Years later I was interested in the AR craze and had a mind to build a crazy accurate open class target rifle. I bought a couple lower receivers, upper receivers, a regular trigger group and a two stage target trigger group. It all went together like lego blocks, with no disrespect to kids today, but from my mindset of accurized bullseye target pistols and owning a revolver from Hamilton Bowen and owning his book as well as a few by Taffin, bolting together an AR is not “gunsmithing” in my mind any more than throwing a frozen dinner in the microwave is being a chef.

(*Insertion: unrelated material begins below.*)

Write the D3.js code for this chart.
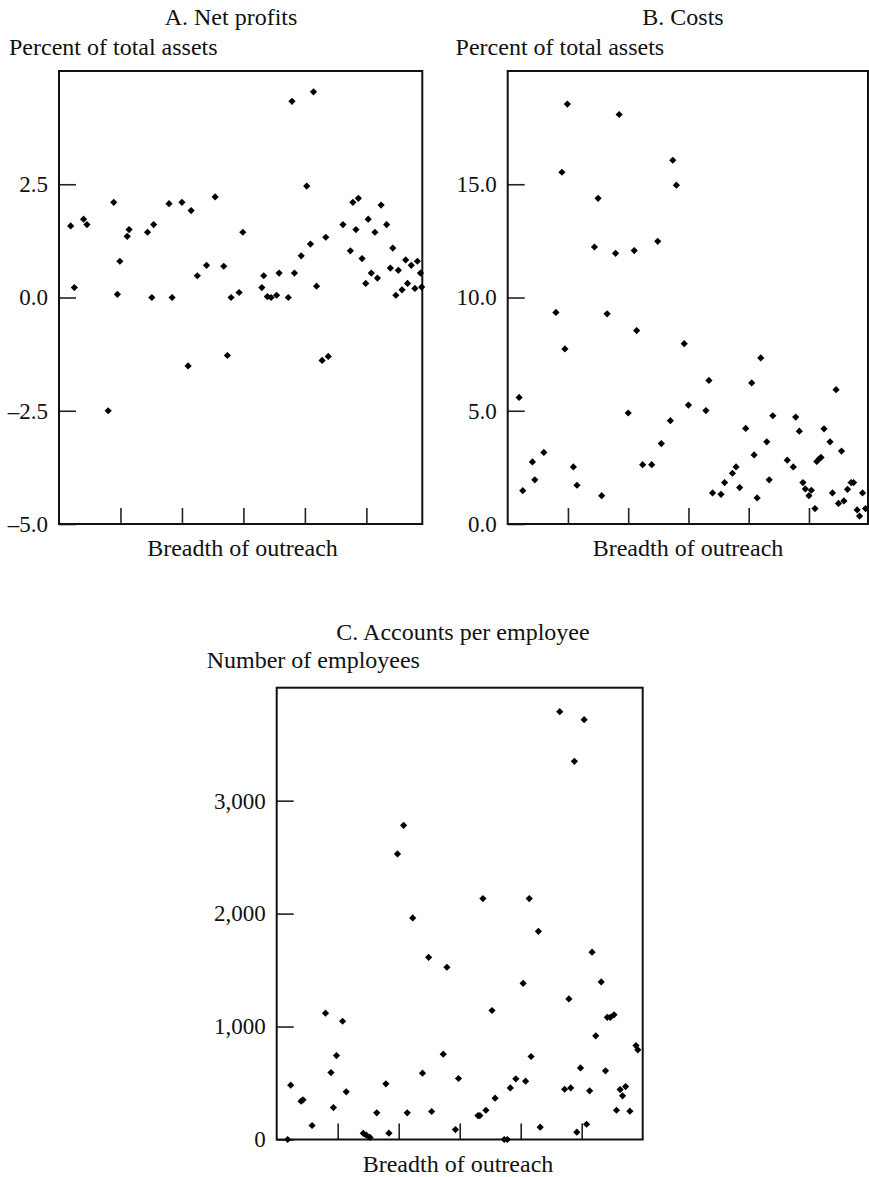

When I looked at the AR lower, the registered piece, my eye saw a nicely machined bit of cast aluminum. As I happened to have done a bit of work in Fiberglas, carbon fibers, epoxies and acrylics... as well as silicone mold making my passing thought was “I bet I could make a mold for this part easy!” Then using the right mixture of epoxy and carbon fiber filler and a few threaded sleeves just pour a lower, let it harden and voile. Instant lower.
Once the mold and a couple of aluminum sleeves are made, making a lower would be easier than making instant brownies. Certainly in my mind a heck of a lot more than 80%, yet an insult to the art of creating by hand a better product. My goal in building was to make something better than I could buy.
Next I thought of machining a lower from a billet of Aluminum. That would test my skills as a machinist with very limited training, but I bet I could do it. A billet receiver would be stronger, shinier, slicker. But I didn’t have access to a proper shop anymore and my goal was a rifle, not a machining project.
Those that make their own target 1911s are heroes and I love watching YouTube videos of these guys problem solving and machining. For their time and money, they could hire a pistolsmith twice, but I get it. It’s a sort of art project and keeps a man off the street or from foolishness like building his own airplane.
Then I look at some kits available where you buy a jig, hog some material out with a router (shudder!), drill some holes with a hand drill and presto, you have an ugly bit of rubbish that will go “bang” and skirts federal law. Bleach.
Next I wonder what an 80% receiver for a Sig 320 looks like, as the whole “receiver” looks about like the trigger group of a HighPoint pistol to me.
A few people are making what in my opinion are works of art from legitimate forgings. A lot of people are only out to dodge the letter of the law making yet another boring adequate pistol.
It’s a good thing I am not king, I would hold to the spirit, not letter, of the law.